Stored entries
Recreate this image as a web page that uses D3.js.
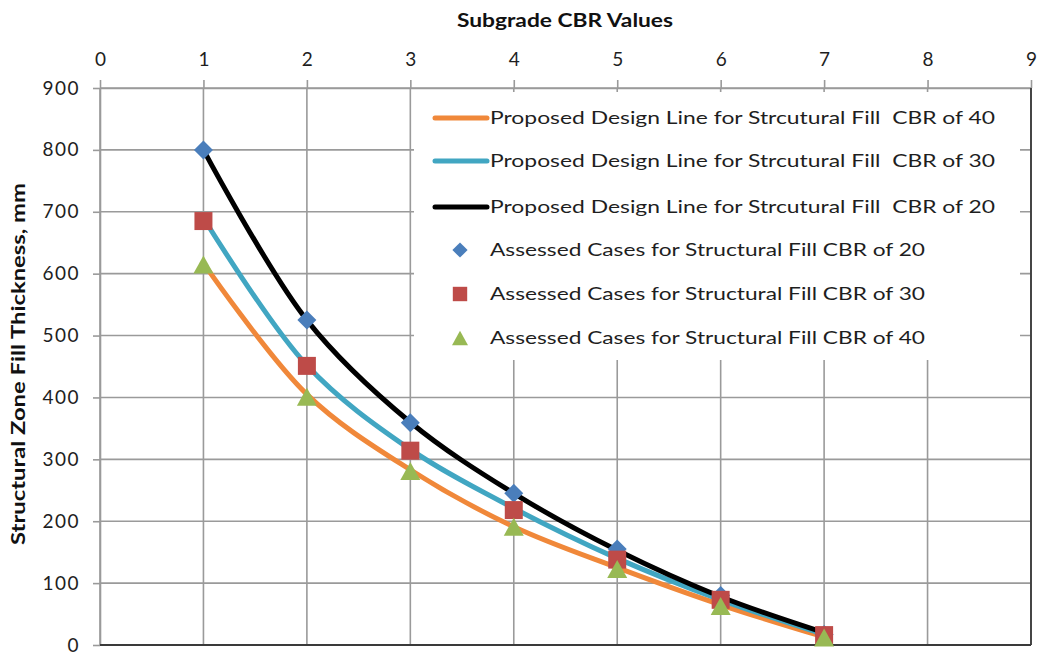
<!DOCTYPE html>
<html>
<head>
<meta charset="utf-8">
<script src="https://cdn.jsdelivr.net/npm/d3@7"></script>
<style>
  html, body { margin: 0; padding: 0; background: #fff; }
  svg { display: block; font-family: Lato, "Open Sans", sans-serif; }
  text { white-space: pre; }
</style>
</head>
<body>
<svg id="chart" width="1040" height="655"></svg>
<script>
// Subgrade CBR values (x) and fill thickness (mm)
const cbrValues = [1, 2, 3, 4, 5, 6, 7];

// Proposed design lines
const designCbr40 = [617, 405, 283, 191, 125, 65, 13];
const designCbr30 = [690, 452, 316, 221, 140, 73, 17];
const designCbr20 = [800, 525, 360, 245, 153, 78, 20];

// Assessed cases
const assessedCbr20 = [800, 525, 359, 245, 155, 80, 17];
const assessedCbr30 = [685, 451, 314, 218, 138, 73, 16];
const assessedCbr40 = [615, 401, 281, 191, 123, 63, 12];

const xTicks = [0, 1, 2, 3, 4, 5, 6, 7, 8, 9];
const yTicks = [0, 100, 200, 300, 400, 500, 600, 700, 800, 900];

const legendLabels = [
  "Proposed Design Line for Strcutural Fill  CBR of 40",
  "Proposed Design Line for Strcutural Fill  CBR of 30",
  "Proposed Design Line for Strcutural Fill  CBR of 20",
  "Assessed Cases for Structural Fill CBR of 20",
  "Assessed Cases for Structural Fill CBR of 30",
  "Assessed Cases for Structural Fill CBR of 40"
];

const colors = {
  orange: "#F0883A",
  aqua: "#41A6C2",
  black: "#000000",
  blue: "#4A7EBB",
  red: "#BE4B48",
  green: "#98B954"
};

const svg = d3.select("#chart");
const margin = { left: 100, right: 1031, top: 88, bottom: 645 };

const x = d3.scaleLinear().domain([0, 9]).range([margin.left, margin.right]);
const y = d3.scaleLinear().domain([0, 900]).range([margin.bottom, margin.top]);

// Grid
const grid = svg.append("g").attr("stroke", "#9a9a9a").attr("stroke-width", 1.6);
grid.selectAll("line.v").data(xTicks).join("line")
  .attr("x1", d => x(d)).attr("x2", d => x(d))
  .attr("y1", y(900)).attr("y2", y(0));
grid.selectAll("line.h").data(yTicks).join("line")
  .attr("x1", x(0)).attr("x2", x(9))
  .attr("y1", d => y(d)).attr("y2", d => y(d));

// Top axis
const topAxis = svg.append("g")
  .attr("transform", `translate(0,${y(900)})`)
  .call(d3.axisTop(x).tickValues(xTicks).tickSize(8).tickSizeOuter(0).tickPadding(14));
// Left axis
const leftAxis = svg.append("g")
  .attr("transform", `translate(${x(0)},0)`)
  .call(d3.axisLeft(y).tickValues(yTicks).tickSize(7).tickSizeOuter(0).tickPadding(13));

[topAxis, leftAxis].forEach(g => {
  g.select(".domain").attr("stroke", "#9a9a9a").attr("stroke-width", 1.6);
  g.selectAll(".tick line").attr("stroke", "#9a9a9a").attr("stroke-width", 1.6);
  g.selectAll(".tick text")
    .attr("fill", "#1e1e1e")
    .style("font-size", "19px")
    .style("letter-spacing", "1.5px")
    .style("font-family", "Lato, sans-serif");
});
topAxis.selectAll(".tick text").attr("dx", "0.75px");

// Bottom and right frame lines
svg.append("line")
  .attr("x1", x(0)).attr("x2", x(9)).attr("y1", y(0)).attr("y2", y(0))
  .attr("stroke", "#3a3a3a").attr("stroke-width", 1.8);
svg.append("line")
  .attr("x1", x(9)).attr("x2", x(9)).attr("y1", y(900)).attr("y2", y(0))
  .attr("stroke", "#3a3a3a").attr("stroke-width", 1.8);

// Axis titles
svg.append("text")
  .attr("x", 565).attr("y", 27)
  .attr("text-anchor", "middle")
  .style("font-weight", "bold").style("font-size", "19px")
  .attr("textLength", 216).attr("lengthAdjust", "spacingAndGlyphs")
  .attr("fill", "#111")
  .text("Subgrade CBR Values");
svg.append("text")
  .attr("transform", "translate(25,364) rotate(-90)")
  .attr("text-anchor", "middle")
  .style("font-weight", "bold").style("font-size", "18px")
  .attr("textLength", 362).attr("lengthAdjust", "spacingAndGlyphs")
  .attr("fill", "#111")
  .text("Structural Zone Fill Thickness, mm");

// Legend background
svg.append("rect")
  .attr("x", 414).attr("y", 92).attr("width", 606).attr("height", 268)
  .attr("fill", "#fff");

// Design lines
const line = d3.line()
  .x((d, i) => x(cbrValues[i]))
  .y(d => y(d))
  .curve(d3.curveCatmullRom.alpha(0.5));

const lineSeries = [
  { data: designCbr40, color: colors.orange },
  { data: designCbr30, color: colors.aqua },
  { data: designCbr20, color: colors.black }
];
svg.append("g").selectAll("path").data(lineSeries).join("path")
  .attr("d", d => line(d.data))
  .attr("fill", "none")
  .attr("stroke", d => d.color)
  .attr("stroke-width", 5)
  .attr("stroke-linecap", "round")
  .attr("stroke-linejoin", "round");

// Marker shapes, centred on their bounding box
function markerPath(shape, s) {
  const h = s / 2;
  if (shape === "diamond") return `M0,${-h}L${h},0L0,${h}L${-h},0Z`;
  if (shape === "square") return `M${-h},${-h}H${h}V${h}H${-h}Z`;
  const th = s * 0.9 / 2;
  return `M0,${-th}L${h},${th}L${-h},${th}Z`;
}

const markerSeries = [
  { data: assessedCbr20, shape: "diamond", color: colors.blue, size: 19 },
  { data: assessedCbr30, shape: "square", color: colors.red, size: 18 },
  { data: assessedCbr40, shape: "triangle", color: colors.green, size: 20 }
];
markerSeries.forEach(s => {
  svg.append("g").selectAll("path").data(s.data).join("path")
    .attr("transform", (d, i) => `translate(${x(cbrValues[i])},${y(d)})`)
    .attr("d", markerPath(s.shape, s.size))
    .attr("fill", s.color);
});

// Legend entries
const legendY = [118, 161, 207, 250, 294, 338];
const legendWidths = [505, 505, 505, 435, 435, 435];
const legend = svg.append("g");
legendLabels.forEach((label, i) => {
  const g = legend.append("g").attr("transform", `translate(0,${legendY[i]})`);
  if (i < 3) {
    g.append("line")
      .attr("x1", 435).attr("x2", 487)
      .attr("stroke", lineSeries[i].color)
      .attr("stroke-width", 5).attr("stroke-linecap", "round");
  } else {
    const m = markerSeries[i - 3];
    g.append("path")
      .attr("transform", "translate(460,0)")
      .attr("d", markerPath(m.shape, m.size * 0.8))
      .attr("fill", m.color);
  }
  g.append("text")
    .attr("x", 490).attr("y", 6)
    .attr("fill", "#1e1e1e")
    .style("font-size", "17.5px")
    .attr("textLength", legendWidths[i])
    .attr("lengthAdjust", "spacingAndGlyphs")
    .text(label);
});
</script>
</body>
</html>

---

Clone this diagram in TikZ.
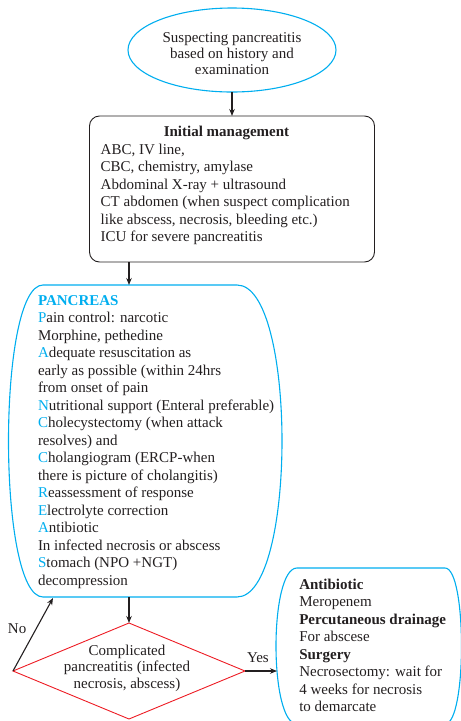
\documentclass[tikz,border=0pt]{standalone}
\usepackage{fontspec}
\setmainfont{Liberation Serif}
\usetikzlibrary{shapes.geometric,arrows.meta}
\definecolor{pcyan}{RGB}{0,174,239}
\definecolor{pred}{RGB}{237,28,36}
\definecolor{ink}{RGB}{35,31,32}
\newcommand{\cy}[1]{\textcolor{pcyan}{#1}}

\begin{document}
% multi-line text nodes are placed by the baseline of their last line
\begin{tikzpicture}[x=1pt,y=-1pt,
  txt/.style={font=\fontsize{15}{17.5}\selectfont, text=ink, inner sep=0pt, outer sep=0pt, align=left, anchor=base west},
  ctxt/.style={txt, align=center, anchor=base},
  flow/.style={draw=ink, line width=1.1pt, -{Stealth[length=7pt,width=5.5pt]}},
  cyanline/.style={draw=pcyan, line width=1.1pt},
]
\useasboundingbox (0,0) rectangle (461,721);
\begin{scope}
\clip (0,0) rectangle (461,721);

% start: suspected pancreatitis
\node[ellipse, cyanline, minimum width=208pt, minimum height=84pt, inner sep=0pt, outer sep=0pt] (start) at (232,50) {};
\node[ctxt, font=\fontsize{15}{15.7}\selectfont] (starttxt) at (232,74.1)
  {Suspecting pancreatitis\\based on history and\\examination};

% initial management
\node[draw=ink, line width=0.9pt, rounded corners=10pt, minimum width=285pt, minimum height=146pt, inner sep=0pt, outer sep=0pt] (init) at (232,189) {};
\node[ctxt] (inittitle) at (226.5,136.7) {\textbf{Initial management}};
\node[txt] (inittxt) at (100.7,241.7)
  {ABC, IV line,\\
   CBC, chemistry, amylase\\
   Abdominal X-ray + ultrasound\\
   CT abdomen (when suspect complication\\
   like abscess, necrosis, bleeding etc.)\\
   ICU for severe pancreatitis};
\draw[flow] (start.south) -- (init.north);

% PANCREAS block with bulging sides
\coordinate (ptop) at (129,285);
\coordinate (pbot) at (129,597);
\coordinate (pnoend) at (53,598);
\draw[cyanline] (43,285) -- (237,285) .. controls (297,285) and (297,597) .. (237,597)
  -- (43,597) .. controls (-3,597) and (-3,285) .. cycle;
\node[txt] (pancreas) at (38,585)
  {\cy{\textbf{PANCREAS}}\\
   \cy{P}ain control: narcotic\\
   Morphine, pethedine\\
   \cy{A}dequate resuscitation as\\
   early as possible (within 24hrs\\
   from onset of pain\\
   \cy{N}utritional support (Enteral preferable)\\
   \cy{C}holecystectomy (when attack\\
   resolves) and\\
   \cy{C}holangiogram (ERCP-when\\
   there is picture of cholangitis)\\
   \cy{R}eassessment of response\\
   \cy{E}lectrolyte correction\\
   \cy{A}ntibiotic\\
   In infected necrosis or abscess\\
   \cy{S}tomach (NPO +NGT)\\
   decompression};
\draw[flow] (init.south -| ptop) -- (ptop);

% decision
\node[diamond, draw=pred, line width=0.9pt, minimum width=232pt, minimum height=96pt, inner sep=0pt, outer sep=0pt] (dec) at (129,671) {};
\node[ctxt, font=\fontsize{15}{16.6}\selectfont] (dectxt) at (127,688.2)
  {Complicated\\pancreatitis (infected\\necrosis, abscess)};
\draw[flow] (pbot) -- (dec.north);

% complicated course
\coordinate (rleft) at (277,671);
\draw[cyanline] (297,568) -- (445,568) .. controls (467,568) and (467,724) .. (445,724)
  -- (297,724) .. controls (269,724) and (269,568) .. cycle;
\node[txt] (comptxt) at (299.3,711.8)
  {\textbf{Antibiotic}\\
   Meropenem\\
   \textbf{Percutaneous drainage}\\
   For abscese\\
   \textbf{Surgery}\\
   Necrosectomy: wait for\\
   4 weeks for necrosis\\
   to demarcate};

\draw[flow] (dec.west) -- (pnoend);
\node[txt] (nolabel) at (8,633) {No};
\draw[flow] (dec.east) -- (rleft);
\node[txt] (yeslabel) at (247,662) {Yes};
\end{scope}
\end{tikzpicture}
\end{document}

## What you are asked to do
Using the data above, set down each line from the line with "Clone this diagram in TikZ." to the line with "pancreatitis\\based on history" exactly, both ends included, and leave the pictures behind. Nothing else belongs.

## Answer to the task
Clone this diagram in TikZ.
\documentclass[tikz,border=0pt]{standalone}
\usepackage{fontspec}
\setmainfont{Liberation Serif}
\usetikzlibrary{shapes.geometric,arrows.meta}
\definecolor{pcyan}{RGB}{0,174,239}
\definecolor{pred}{RGB}{237,28,36}
\definecolor{ink}{RGB}{35,31,32}
\newcommand{\cy}[1]{\textcolor{pcyan}{#1}}

\begin{document}
% multi-line text nodes are placed by the baseline of their last line
\begin{tikzpicture}[x=1pt,y=-1pt,
  txt/.style={font=\fontsize{15}{17.5}\selectfont, text=ink, inner sep=0pt, outer sep=0pt, align=left, anchor=base west},
  ctxt/.style={txt, align=center, anchor=base},
  flow/.style={draw=ink, line width=1.1pt, -{Stealth[length=7pt,width=5.5pt]}},
  cyanline/.style={draw=pcyan, line width=1.1pt},
]
\useasboundingbox (0,0) rectangle (461,721);
\begin{scope}
\clip (0,0) rectangle (461,721);

% start: suspected pancreatitis
\node[ellipse, cyanline, minimum width=208pt, minimum height=84pt, inner sep=0pt, outer sep=0pt] (start) at (232,50) {};
\node[ctxt, font=\fontsize{15}{15.7}\selectfont] (starttxt) at (232,74.1)
  {Suspecting pancreatitis\\based on history and\\examination};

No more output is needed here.